═══ Supplied data

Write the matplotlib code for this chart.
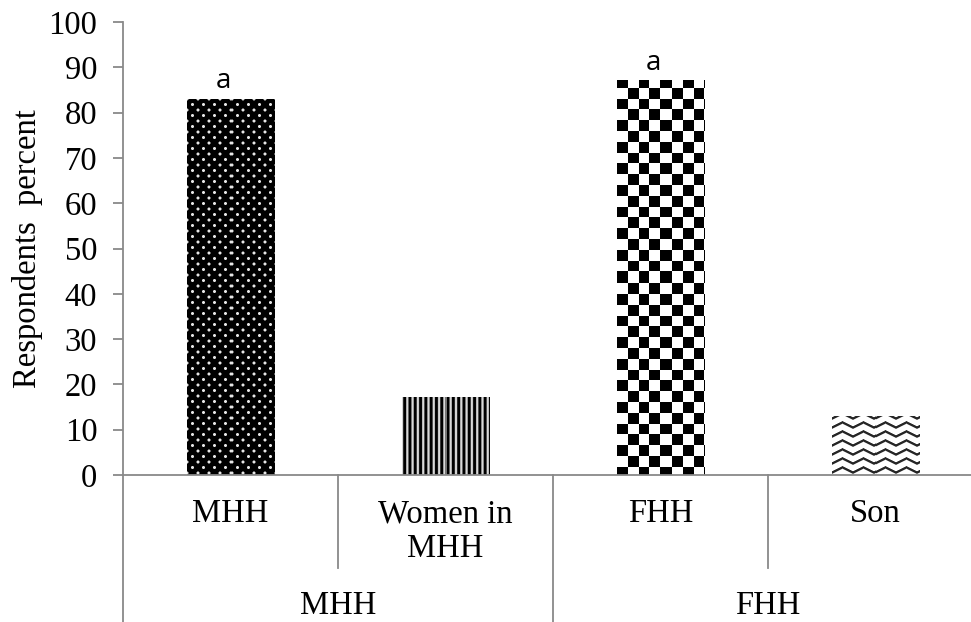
import numpy as np
import matplotlib
matplotlib.use('Agg')
import matplotlib.pyplot as plt
from matplotlib.lines import Line2D
import matplotlib.transforms as mtransforms

categories = ['MHH', 'Women in\nMHH', 'FHH', 'Son']
values = [83, 17, 87, 13]
patterns = ['dots', 'vlines', 'checker', 'waves']
sig_labels = ['a', '', 'a', '']
groups = ['MHH', 'FHH']
yticks = [0, 10, 20, 30, 40, 50, 60, 70, 80, 90, 100]

SERIF = 'Liberation Serif'
GRAY = '#898989'
FS = 23.5

fig = plt.figure(figsize=(9.71, 6.22), dpi=100)
# axes runs a little past the right edge, like the cropped original
ax = fig.add_axes([123 / 971, 147 / 622, 860 / 971, 453 / 622])
ax.set_xlim(0, len(categories))
ax.set_ylim(0, 100)

for s in ('top', 'right'):
    ax.spines[s].set_visible(False)
for s in ('left', 'bottom'):
    ax.spines[s].set_color(GRAY)
    ax.spines[s].set_linewidth(1.3)

ax.set_yticks(yticks)
ax.set_yticklabels([str(t) for t in yticks], fontfamily=SERIF, fontsize=FS)
ax.tick_params(axis='y', direction='out', length=7.5, width=1.3, color=GRAY, pad=11)
ax.set_xticks([])
ax.set_ylabel('Respondents  percent', fontfamily=SERIF, fontsize=FS, labelpad=4)

x = np.arange(len(categories)) + 0.5
bars = ax.bar(x, values, width=0.405, color='none', edgecolor='none')


def make_pattern(kind, nx, ny):
    # pixel grid, row 0 = top of the bar
    xx, yy = np.meshgrid(np.arange(nx) + 0.5, np.arange(ny) + 0.5)
    if kind == 'dots':
        ry, cx = 5.5, 11.0
        k = np.round(yy / ry)
        dy = yy - k * ry
        xs = xx - (k % 2) * cx / 2
        dx = xs - np.round(xs / cx) * cx
        d = np.hypot(dx, dy)
        v = np.clip(2.0 - d, 0, 1) * 0.9
    elif kind == 'vlines':
        p = 5.3
        v = np.clip(0.35 + 0.75 * np.cos(2 * np.pi * xx / p), 0, 1) * 0.85
    elif kind == 'checker':
        c = 10.8
        v = ((np.floor(xx / c) + np.floor((yy + 3) / c)) % 2).astype(float)
    else:
        per, gap, amp = 21.0, 9.0, 2.6
        ph = (xx % per) / per
        tri = np.abs(2 * ph - 1) * 2 - 1
        off = (yy - amp * tri) % gap
        dist = np.minimum(off, gap - off)
        v = 1 - np.clip(1.8 - dist, 0, 1) * 0.85
    return v


for bar, kind in zip(bars, patterns):
    x0, y0 = bar.get_x(), bar.get_y()
    x1, y1 = x0 + bar.get_width(), y0 + bar.get_height()
    (px0, py0), (px1, py1) = ax.transData.transform([(x0, y0), (x1, y1)])
    nx, ny = int(round(px1 - px0)), int(round(py1 - py0))
    img = make_pattern(kind, nx, ny)
    ax.imshow(img, cmap='gray', vmin=0, vmax=1, extent=(x0, x1, y0, y1),
              origin='upper', interpolation='nearest', aspect='auto', zorder=2)

ax.set_xlim(0, len(categories))
ax.set_ylim(0, 100)

for xi, v, lab in zip(x, values, sig_labels):
    if lab:
        ax.text(xi - 0.033, v + 2.4, lab, ha='center', va='baseline',
                fontfamily='Open Sans', fontsize=20)

trans = mtransforms.blended_transform_factory(ax.transData, ax.transAxes)

# category labels
for xi, cat in zip(x, categories):
    ax.text(xi, -0.052, cat, transform=trans, ha='center', va='top',
            fontfamily=SERIF, fontsize=FS, linespacing=1.2)

# group labels
for gi, g in enumerate(groups):
    ax.text(2 * gi + 1, -0.307, g, transform=trans, ha='center', va='baseline',
            fontfamily=SERIF, fontsize=FS)

# divider lines below the axis
div_lines = [(0, -0.33), (1, -0.205), (2, -0.33), (3, -0.205)]
for dx, dy in div_lines:
    ax.add_line(Line2D([dx, dx], [0, dy], transform=trans, color=GRAY,
                       linewidth=1.3, clip_on=False))

fig.savefig('out.png', dpi=100)
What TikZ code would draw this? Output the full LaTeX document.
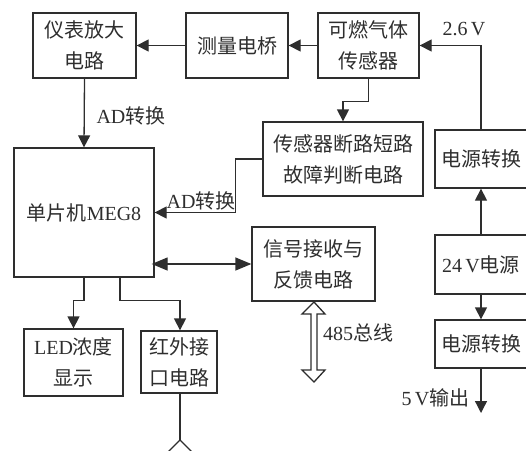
\documentclass[tikz,border=0pt]{standalone}
\usepackage{fontspec}
\setmainfont{Liberation Serif}
\newfontfamily\cjk{Noto Sans CJK SC}
\newcommand{\zh}[1]{{\cjk #1}}
\usetikzlibrary{arrows.meta}
\definecolor{ink}{HTML}{2E2E2E}
\tikzset{
  box/.style={draw=ink,line width=1.3pt,text=ink,inner sep=0pt,align=center,font=\fontsize{20}{31}\selectfont},
  conn/.style={draw=ink,line width=1.3pt},
  arr/.style={conn,-{Triangle[length=12pt,width=12pt]}},
  darr/.style={conn,{Triangle[length=16pt,width=13pt]}-{Triangle[length=16pt,width=13pt]}},
  lab/.style={text=ink,inner sep=0pt,font=\fontsize{20}{24}\selectfont},
  bus/.style={draw=ink,line width=1.3pt,fill=white,line join=miter}
}
\begin{document}
\begin{tikzpicture}[x=1pt,y=-1pt]
\useasboundingbox (0,0) rectangle (526,450);
\clip (0,0) rectangle (526,450);
\node[box,minimum width=103pt,minimum height=65pt] (amp) at (84.5,45.5) {\zh{仪表放大}\\\zh{电路}};
\node[box,minimum width=102pt,minimum height=65pt] (bridge) at (237,45.5) {\zh{测量电桥}};
\node[box,minimum width=101pt,minimum height=65pt] (sensor) at (368.5,45.5) {\zh{可燃气体}\\\zh{传感器}};
\node[box,minimum width=160pt,minimum height=74pt] (fault) at (343,159) {\zh{传感器断路短路}\\\zh{故障判断电路}};
\node[box,minimum width=140pt,minimum height=129pt] (mcu) at (84,212.5) {\zh{单片机}MEG8};
\node[box,minimum width=123pt,minimum height=74pt] (signal) at (313.5,264) {\zh{信号接收与}\\\zh{反馈电路}};
\node[box,minimum width=92pt,minimum height=58pt] (convA) at (481,159) {\zh{电源转换}};
\node[box,minimum width=92pt,minimum height=59pt] (power) at (481,264.5) {24\,V\zh{电源}};
\node[box,minimum width=92pt,minimum height=48pt] (convB) at (481,344) {\zh{电源转换}};
\node[box,minimum width=99pt,minimum height=67pt] (led) at (73.5,362.5) {LED\zh{浓度}\\\zh{显示}};
\node[box,minimum width=76pt,minimum height=62pt] (ir) at (179,362) {\zh{红外接}\\\zh{口电路}};

\coordinate (out5) at (481,413);
\coordinate (antenna) at (180,440);
\coordinate (antL) at (168,452);
\coordinate (antR) at (192,452);

\draw[arr] (sensor.west) -- (bridge.east);
\draw[arr] (bridge.west) -- (amp.east);
\draw[arr] (amp.south) -- (mcu.north);
\draw[arr] (sensor.south) -- ++(0,23) -| (fault.north);
\draw[arr] (fault.west) -- ++(-27,0) |- (mcu.east);
\draw[darr] (signal.west) -- ([xshift=-3pt]mcu.east |- signal.west);
\draw[arr] (mcu.south) -- ++(0,23) -| (led.north);
\draw[arr] ([xshift=36pt]mcu.south) -- ++(0,23) -| ([xshift=1pt]ir.north);
\draw[arr] (convA.north) |- (sensor.east);
\draw[arr] (power.north) -- (convA.south);
\draw[arr] (power.south) -- (convB.north);
\draw[arr] (convB.south) -- (out5);
\draw[conn] ([xshift=1pt]ir.south) -- (antenna);
\draw[conn] (antL) -- (antenna) -- (antR);

\draw[bus] (314,302) -- (325,314) -- (317,314) -- (317,370) -- (325,370) -- (314,382) -- (302,370) -- (311,370) -- (311,314) -- (302,314) -- cycle;

\node[lab] (t1) at (131,116) {AD\zh{转换}};
\node[lab] (t2) at (201,201) {AD\zh{转换}};
\node[lab] (t3) at (358,333) {485\zh{总线}};
\node[lab] (t4) at (435.5,398) {5\,V\zh{输出}};
\node[lab] (t5) at (464,29) {2.6\,V};
\end{tikzpicture}
\end{document}
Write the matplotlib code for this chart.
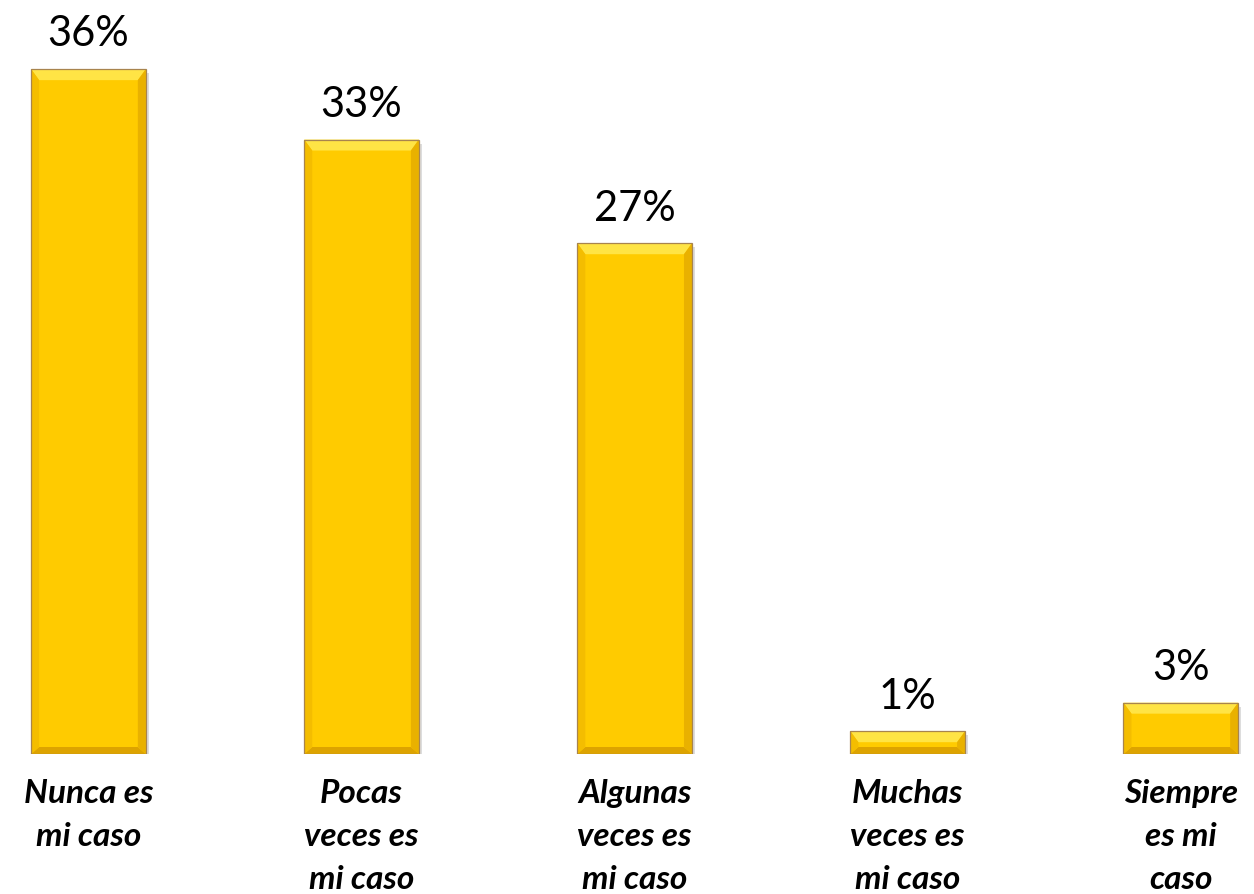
import matplotlib
matplotlib.use("Agg")
import matplotlib.pyplot as plt
from matplotlib.patches import Polygon, Rectangle

categories = [
    "Nunca es\nmi caso",
    "Pocas\nveces es\nmi caso",
    "Algunas\nveces es\nmi caso",
    "Muchas\nveces es\nmi caso",
    "Siempre\nes mi\ncaso",
]
values = [36.0, 32.3, 26.85, 1.2, 2.7]
value_labels = ["36%", "33%", "27%", "1%", "3%"]

FACE = "#FFCB00"
TOP = "#FFE445"
BOTTOM = "#DDA300"
LEFT = "#F4BD00"
RIGHT = "#E9B100"
EDGE = "#A8844E"

fig = plt.figure(figsize=(12.54, 8.95), dpi=100)
ax = fig.add_axes([0, 0.1564, 1, 0.829])
ax.set_xlim(-0.324, 4.268)
ax.set_ylim(0, 39)
ax.axis("off")

x = list(range(len(values)))
width = 0.42
bars = ax.bar(x, values, width=width, color=FACE, linewidth=0, zorder=3)

# pixel -> data sizes for the bevel
inv = ax.transData.inverted()
p0 = inv.transform((0, 0))
bx = inv.transform((8, 0))[0] - p0[0]
bt = inv.transform((0, 11))[1] - p0[1]
bb = inv.transform((0, 7))[1] - p0[1]
sx = inv.transform((3, 0))[0] - p0[0]
sy = inv.transform((0, 4))[1] - p0[1]

for b in bars:
    x0, y0 = b.get_x(), b.get_y()
    x1, y1 = x0 + b.get_width(), y0 + b.get_height()
    # soft shadow
    ax.add_patch(Rectangle((x0 + sx, y0 - sy), x1 - x0, y1 - y0,
                           facecolor="#7a7a7a", alpha=0.25, linewidth=0, zorder=2))
    ax.add_patch(Polygon([(x0, y1), (x1, y1), (x1 - bx, y1 - bt), (x0 + bx, y1 - bt)],
                         closed=True, facecolor=TOP, linewidth=0, zorder=4))
    ax.add_patch(Polygon([(x0, y0), (x1, y0), (x1 - bx, y0 + bb), (x0 + bx, y0 + bb)],
                         closed=True, facecolor=BOTTOM, linewidth=0, zorder=4))
    ax.add_patch(Polygon([(x0, y0), (x0 + bx, y0 + bb), (x0 + bx, y1 - bt), (x0, y1)],
                         closed=True, facecolor=LEFT, linewidth=0, zorder=4))
    ax.add_patch(Polygon([(x1, y0), (x1 - bx, y0 + bb), (x1 - bx, y1 - bt), (x1, y1)],
                         closed=True, facecolor=RIGHT, linewidth=0, zorder=4))
    ax.add_patch(Rectangle((x0, y0), x1 - x0, y1 - y0, facecolor="none",
                           edgecolor=EDGE, linewidth=0.9, zorder=5))

for xi, v, lab in zip(x, values, value_labels):
    ax.annotate(lab, (xi, v), xytext=(0, 12), textcoords="offset points",
                ha="center", va="bottom", fontsize=30, family="Lato", color="black")

for xi, cat in zip(x, categories):
    ax.annotate(cat, (xi, 0), xytext=(0, -17), textcoords="offset points",
                ha="center", va="top", fontsize=24, family="Lato",
                fontweight="bold", fontstyle="italic", linespacing=1.6,
                multialignment="center", annotation_clip=False)

fig.savefig("out.png", dpi=100)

══════

Task instructions -
Start at the top of the entries and repeat each line exactly, ending at the line that contains "import matplotlib.transforms as mtransforms". Pictures are not part of the copy.

Response -
Write the matplotlib code for this chart.
import numpy as np
import matplotlib
matplotlib.use('Agg')
import matplotlib.pyplot as plt
from matplotlib.lines import Line2D
import matplotlib.transforms as mtransforms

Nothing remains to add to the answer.